É quando ele recebe um convite para ser motorista de Doc durante oito semanas – o retorno está previsto para a véspera de Natal.
Escrito por Farelly, Brian Currie, conhecido como ator e, mais importante, Nick Vallelonga, filho de Tony Lip, o roteiro faz uma série de escolhas discutíveis.
Para começo de conversa, trata-se de mais uma história sobre um personagem negro de inegável importância histórica em que o branco toma o protagonismo. Ainda mais grave: a turnê vira menos uma jornada de resistência política e artística de Doc, constrangido por onde passa, do que oportunidade para Lip se redimir e se regenerar e, claro, defender seu chefe de virulentos racistas sulistas.
Certas opções só pioram o que já parece simplista e conveniente para um drama sobre temas tão complexos.
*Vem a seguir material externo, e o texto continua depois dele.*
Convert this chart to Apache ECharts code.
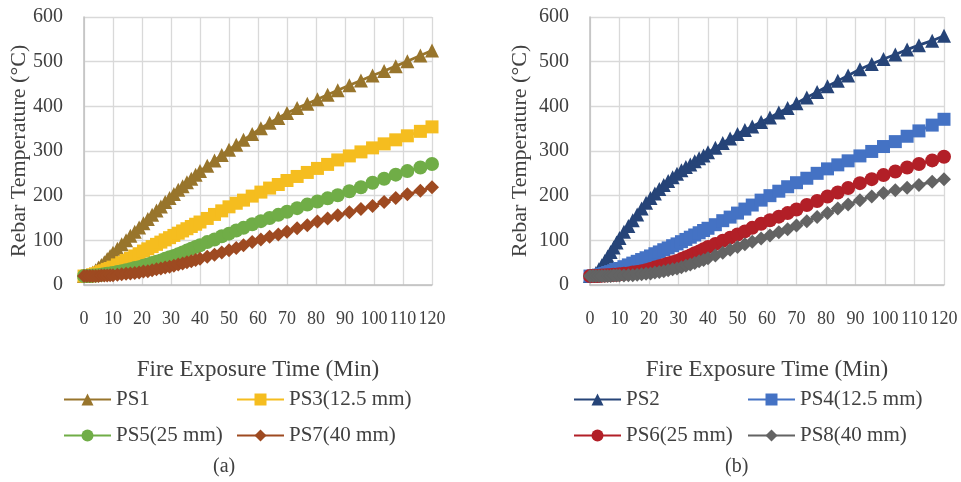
<!DOCTYPE html>
<html>
<head>
<meta charset="utf-8">
<script src="https://cdn.jsdelivr.net/npm/echarts@6/dist/echarts.min.js"></script>
<style>
  html, body { margin: 0; padding: 0; background: #fff; }
  #chart { width: 961px; height: 482px; }
</style>
</head>
<body>
<div id="chart"></div>
<script>
// time steps (min), shared by all series
const times = [0,1,2,3,4,5,6,7,8,9,10,
    11.5,13,14.5,16,17.5,19,20.5,22,23.5,25,26.5,28,29.5,31,32.5,34,35.5,37,38.5,40,
    42.5,45,47.5,50,52.5,55,58,61,64,67,70,73.5,77,80.5,84,87.5,91.5,95.5,99.5,103.5,107.5,111.5,116,120];

// panel (a)
const ps1 = [20,21,24,28,33,39,45,51,58,65,72,
    81,91,100,110,119,129,138,148,157,167,176,186,195,204,213,221,230,238,247,255,
    267,279,291,303,314,325,338,351,363,374,385,396,406,416,426,436,447,458,469,479,490,501,514,525];
const ps3 = [20,20,21,23,25,27,30,32,35,37,40,
    45,50,55,60,65,70,76,81,86,91,96,101,106,111,116,121,126,131,136,141,
    149,158,166,175,183,190,199,208,217,225,234,243,252,261,270,280,289,298,307,316,325,334,344,354];
const ps5 = [20,20,20,21,21,22,23,24,25,26,27,
    29,31,33,35,38,40,43,46,49,52,55,59,62,65,69,73,77,81,85,89,
    96,102,109,115,122,128,136,143,150,157,164,172,180,187,194,201,210,219,229,238,247,255,263,271];
const ps7 = [20,20,20,20,20,20,21,21,21,22,22,
    23,24,25,26,27,28,30,31,33,35,37,39,41,43,46,48,51,53,56,59,
    63,68,73,78,83,89,96,102,108,113,119,127,134,142,149,156,163,170,177,186,195,203,211,219];

// panel (b)
const ps2 = [20,22,27,35,44,54,64,74,84,95,105,
    119,132,145,158,171,184,195,205,215,224,233,241,249,257,264,270,277,284,290,297,
    307,318,328,338,347,355,365,375,386,396,407,420,432,445,457,469,483,495,506,516,527,537,547,558];
const ps4 = [20,20,21,22,24,26,28,30,32,35,37,
    41,45,49,53,57,61,65,70,74,79,83,88,92,97,102,107,112,117,122,127,
    135,144,152,161,170,179,190,200,210,220,229,239,250,260,269,278,289,299,310,321,333,345,358,371];
const ps6 = [20,20,20,20,21,21,22,22,23,23,24,
    25,26,28,29,31,33,36,39,42,45,48,51,54,58,62,66,71,75,80,85,
    92,99,106,113,120,128,137,145,153,161,169,179,188,198,207,217,228,237,246,254,263,271,279,287];
const ps8 = [20,20,20,20,20,20,20,20,21,21,21,
    21,22,22,23,24,25,26,28,29,31,33,35,37,40,43,46,49,53,56,60,
    66,72,79,85,91,97,104,111,118,125,133,143,152,161,171,180,190,198,206,212,218,224,231,237];

const xTicks = { min: 0, max: 120, interval: 10 };
const yTicks = { min: 0, max: 600, interval: 100 };

const FONT = '"Liberation Serif", "DejaVu Serif", serif';
const TXT = '#404040';

const myChart = echarts.init(document.getElementById('chart'));

function pairs(ys) {
    return times.map((t, i) => [t, ys[i]]);
}

function xAxis(idx) {
    return {
        type: 'value', gridIndex: idx,
        min: xTicks.min, max: xTicks.max, interval: xTicks.interval,
        name: 'Fire Exposure Time (Min)', nameLocation: 'middle', nameGap: 73,
        nameMoveOverlap: false,
        nameTextStyle: { fontFamily: FONT, fontSize: 23, color: TXT },
        axisLine: { lineStyle: { color: '#bfbfbf', width: 1.5 } },
        axisTick: { show: false },
        axisLabel: { fontFamily: FONT, fontSize: 18, color: TXT, margin: 25 },
        splitLine: { lineStyle: { color: '#d9d9d9', width: 1.3 } }
    };
}

function yAxis(idx, gap) {
    return {
        type: 'value', gridIndex: idx,
        min: yTicks.min, max: yTicks.max, interval: yTicks.interval,
        name: 'Rebar Temperature (°C)', nameLocation: 'middle', nameGap: gap, nameRotate: 90,
        nameMoveOverlap: false,
        nameTextStyle: { fontFamily: FONT, fontSize: 22, color: TXT },
        axisLine: { show: true, lineStyle: { color: '#bfbfbf', width: 1.5 } },
        axisTick: { show: false },
        axisLabel: { fontFamily: FONT, fontSize: 20, color: TXT, margin: 21 },
        splitLine: { lineStyle: { color: '#d9d9d9', width: 1.3 } }
    };
}

function line(name, ys, color, symbol, size, idx) {
    return {
        name: name, type: 'line', xAxisIndex: idx, yAxisIndex: idx,
        data: pairs(ys),
        symbol: symbol, symbolSize: size,
        lineStyle: { color: color, width: 2.75 },
        itemStyle: { color: color },
        animation: false
    };
}

function legend(name, left, top) {
    return {
        data: [name], left: left, top: top, padding: 0,
        itemWidth: 47, itemHeight: 15, itemGap: 5,
        textStyle: { fontFamily: FONT, fontSize: 21, color: TXT }
    };
}

const option = {
    backgroundColor: '#fff',
    grid: [
        { left: 84, top: 17, width: 348, height: 268 },
        { left: 590, top: 17, width: 354, height: 268 }
    ],
    xAxis: [xAxis(0), xAxis(1)],
    yAxis: [yAxis(0, 54), yAxis(1, 59)],
    legend: [
        legend('PS1', 63, 389),
        legend('PS3(12.5 mm)', 236, 389),
        legend('PS5(25 mm)', 63, 425),
        legend('PS7(40 mm)', 236, 425),
        legend('PS2', 573, 389),
        legend('PS4(12.5 mm)', 747, 389),
        legend('PS6(25 mm)', 573, 425),
        legend('PS8(40 mm)', 747, 425)
    ],
    series: [
        line('PS1', ps1, '#98752c', 'triangle', 14, 0),
        line('PS3(12.5 mm)', ps3, '#f5bd1f', 'rect', 13, 0),
        line('PS5(25 mm)', ps5, '#70ad47', 'circle', 14, 0),
        line('PS7(40 mm)', ps7, '#9e4a21', 'diamond', 14, 0),
        line('PS2', ps2, '#264478', 'triangle', 14, 1),
        line('PS4(12.5 mm)', ps4, '#4472c4', 'rect', 13, 1),
        line('PS6(25 mm)', ps6, '#b21f27', 'circle', 14, 1),
        line('PS8(40 mm)', ps8, '#636363', 'diamond', 14, 1)
    ],
    graphic: [
        { type: 'text', left: 213, top: 457, style: { text: '(a)', font: '20px ' + FONT, fill: TXT } },
        { type: 'text', left: 725, top: 457, style: { text: '(b)', font: '20px ' + FONT, fill: TXT } }
    ]
};

option && myChart.setOption(option);
</script>
</body>
</html>
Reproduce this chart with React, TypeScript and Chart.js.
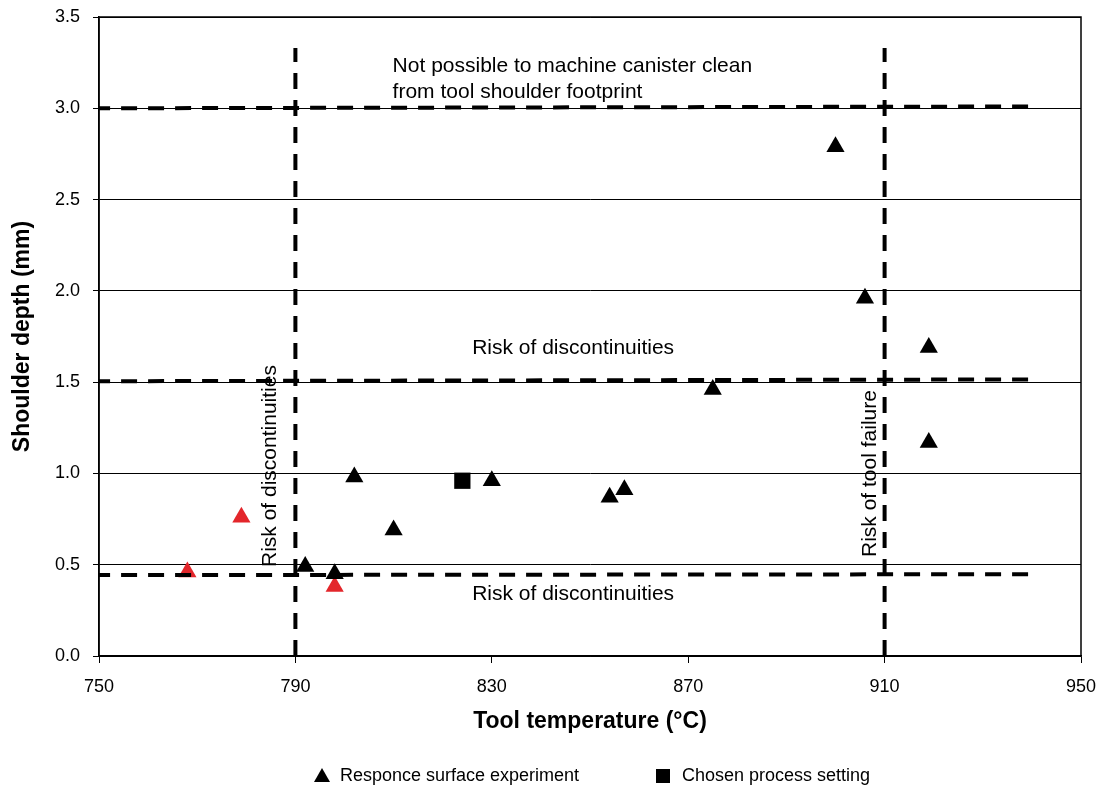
import React, { useEffect, useRef } from "react";
import { Chart, registerables } from "chart.js";

Chart.register(...registerables);

// Response surface experiment runs (tool temperature °C, shoulder depth mm)
const responseTemps = [792, 798, 802, 810, 830, 854, 857, 875, 900, 906, 919, 919];
const responseDepths = [0.49, 0.45, 0.98, 0.69, 0.96, 0.87, 0.91, 1.46, 2.79, 1.96, 1.69, 1.17];

// Runs outside the workable window
const rejectedTemps = [768, 779, 798];
const rejectedDepths = [0.46, 0.76, 0.38];

// Chosen process setting
const chosenTemps = [824];
const chosenDepths = [0.96];

// Process window boundaries
const upperLimitTemps = [749, 941];
const upperLimitDepths = [3.0, 3.01];
const midLimitTemps = [749, 941];
const midLimitDepths = [1.505, 1.515];
const lowerLimitTemps = [749, 941];
const lowerLimitDepths = [0.443, 0.448];
const coldLimitTemps = [790, 790];
const coldLimitDepths = [0, 3.33];
const hotLimitTemps = [910, 910];
const hotLimitDepths = [0, 3.33];

const xTicks = [750, 790, 830, 870, 910, 950];
const yTicks = [0, 0.5, 1.0, 1.5, 2.0, 2.5, 3.0, 3.5];

const FONT = "'Liberation Sans', Arial, Helvetica, sans-serif";

const toPoints = (xs: number[], ys: number[]) => xs.map((x, i) => ({ x, y: ys[i] }));

const boundary = (xs: number[], ys: number[]) => ({
  data: toPoints(xs, ys),
  showLine: true,
  borderColor: "#000",
  borderWidth: 4,
  borderDash: [16, 11],
  borderCapStyle: "butt" as const,
  pointRadius: 0,
  pointHoverRadius: 0,
  fill: false,
  order: 2,
});

const overlayPlugin = {
  id: "overlay",
  afterDraw(chart: any) {
    const { ctx, chartArea: a, scales } = chart;
    const xs = scales.x;
    ctx.save();

    // plot frame
    ctx.strokeStyle = "#000";
    ctx.lineWidth = 1.5;
    ctx.strokeRect(a.left, a.top, a.right - a.left, a.bottom - a.top);

    ctx.fillStyle = "#000";
    ctx.textBaseline = "alphabetic";

    // region annotations
    ctx.font = `21px ${FONT}`;
    ctx.textAlign = "left";
    const nx = xs.getPixelForValue(809.8);
    ctx.fillText("Not possible to machine canister clean", nx, 72);
    ctx.fillText("from tool shoulder footprint", nx, 97.5);
    const rx = xs.getPixelForValue(826);
    ctx.fillText("Risk of discontinuities", rx, 353.5);
    ctx.fillText("Risk of discontinuities", rx, 600);

    ctx.save();
    ctx.translate(276, 567);
    ctx.rotate(-Math.PI / 2);
    ctx.fillText("Risk of discontinuities", 0, 0);
    ctx.restore();

    ctx.save();
    ctx.translate(876, 557);
    ctx.rotate(-Math.PI / 2);
    ctx.fillText("Risk of tool failure", 0, 0);
    ctx.restore();

    // axis titles
    ctx.font = `bold 23px ${FONT}`;
    ctx.textAlign = "center";
    ctx.fillText("Tool temperature (°C)", (a.left + a.right) / 2, 728);
    ctx.save();
    ctx.translate(29, (a.top + a.bottom) / 2);
    ctx.rotate(-Math.PI / 2);
    ctx.fillText("Shoulder depth (mm)", 0, 0);
    ctx.restore();

    // legend
    const ly = 776;
    ctx.beginPath();
    ctx.moveTo(322, ly - 8);
    ctx.lineTo(330, ly + 6);
    ctx.lineTo(314, ly + 6);
    ctx.closePath();
    ctx.fill();
    ctx.fillRect(656, ly - 7, 14, 14);
    ctx.font = `18px ${FONT}`;
    ctx.textAlign = "left";
    ctx.textBaseline = "middle";
    ctx.fillText("Responce surface experiment", 340, ly);
    ctx.fillText("Chosen process setting", 682, ly);

    ctx.restore();
  },
};

export default function App() {
  const canvasRef = useRef<HTMLCanvasElement | null>(null);

  useEffect(() => {
    const canvas = canvasRef.current;
    if (!canvas) return;

    const chart = new Chart(canvas, {
      type: "scatter",
      data: {
        datasets: [
          {
            label: "Responce surface experiment",
            data: toPoints(responseTemps, responseDepths),
            pointStyle: "triangle",
            pointRadius: 10.5,
            pointHoverRadius: 10.5,
            backgroundColor: "#000",
            borderColor: "#000",
            borderWidth: 0,
            order: 0,
          },
          {
            label: "Chosen process setting",
            data: toPoints(chosenTemps, chosenDepths),
            pointStyle: "rect",
            pointRadius: 11.5,
            pointHoverRadius: 11.5,
            backgroundColor: "#000",
            borderColor: "#000",
            borderWidth: 0,
            order: 0,
          },
          boundary(upperLimitTemps, upperLimitDepths),
          boundary(midLimitTemps, midLimitDepths),
          boundary(lowerLimitTemps, lowerLimitDepths),
          boundary(coldLimitTemps, coldLimitDepths),
          boundary(hotLimitTemps, hotLimitDepths),
          {
            label: "Rejected",
            data: toPoints(rejectedTemps, rejectedDepths),
            pointStyle: "triangle",
            pointRadius: 10.5,
            pointHoverRadius: 10.5,
            backgroundColor: "#E3262B",
            borderColor: "#E3262B",
            borderWidth: 0,
            order: 3,
          },
        ] as any,
      },
      options: {
        animation: false,
        responsive: false,
        maintainAspectRatio: false,
        events: [],
        layout: { padding: { left: 0, top: 17, right: 16, bottom: 0 } },
        plugins: {
          legend: { display: false },
          tooltip: { enabled: false },
          title: { display: false },
        },
        scales: {
          x: {
            type: "linear",
            min: 750,
            max: 950,
            afterFit: (s: any) => {
              s.height = 131;
              s.paddingLeft = 0;
              s.paddingRight = 0;
            },
            afterBuildTicks: (s: any) => {
              s.ticks = xTicks.map((v) => ({ value: v }));
            },
            ticks: {
              color: "#000",
              font: { family: FONT, size: 18 },
              padding: 13,
              maxRotation: 0,
              autoSkip: false,
              callback: (v: any) => String(v),
            },
            grid: {
              drawOnChartArea: false,
              drawTicks: true,
              tickLength: 7,
              color: "#000",
              lineWidth: 1,
            },
            border: { display: true, color: "#000", width: 1.5 },
          },
          y: {
            type: "linear",
            min: 0,
            max: 3.5,
            afterFit: (s: any) => {
              s.width = 99;
              s.paddingTop = 0;
              s.paddingBottom = 0;
            },
            afterBuildTicks: (s: any) => {
              s.ticks = yTicks.map((v) => ({ value: v }));
            },
            ticks: {
              color: "#000",
              font: { family: FONT, size: 18 },
              padding: 13,
              autoSkip: false,
              callback: (v: any) => Number(v).toFixed(1),
            },
            grid: {
              drawOnChartArea: true,
              drawTicks: true,
              tickLength: 6,
              color: "#000",
              lineWidth: 1,
            },
            border: { display: true, color: "#000", width: 1.5 },
          },
        },
      },
      plugins: [overlayPlugin],
    });

    return () => chart.destroy();
  }, []);

  return (
    <div style={{ position: "absolute", left: 0, top: 0, width: 1097, height: 787, background: "#fff" }}>
      <canvas ref={canvasRef} width={1097} height={787} style={{ display: "block", width: 1097, height: 787 }} />
    </div>
  );
}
Como uma forçada cena, já nos minutos finais, envolvendo um bom policial, em contraponto ao abuso de autoridade visto antes em outra passagem do filme.
Desengonçado cada vez que mira no comentário social e racial – sobram diálogos expositivos e óbvios de puro clichê hollywoodiano –, Green Book é mais feliz quando se limita à agradável dinâmica de brodagem entre Doc e Lip, ajudada por atuações inspiradas de Ali e Mortensen.
A química impressionante entre as estrelas do filme ajuda a aliviar as amenidades incômodas de Green Book, mas não livra a produção das graves derrapadas – a família de Doc, por exemplo, chamou o longa de “sinfonia de mentiras”; isso sem citar os bastidores, com casos de assédio sexual e racismo envolvendo Farrelly, Mortensen e Vallelonga.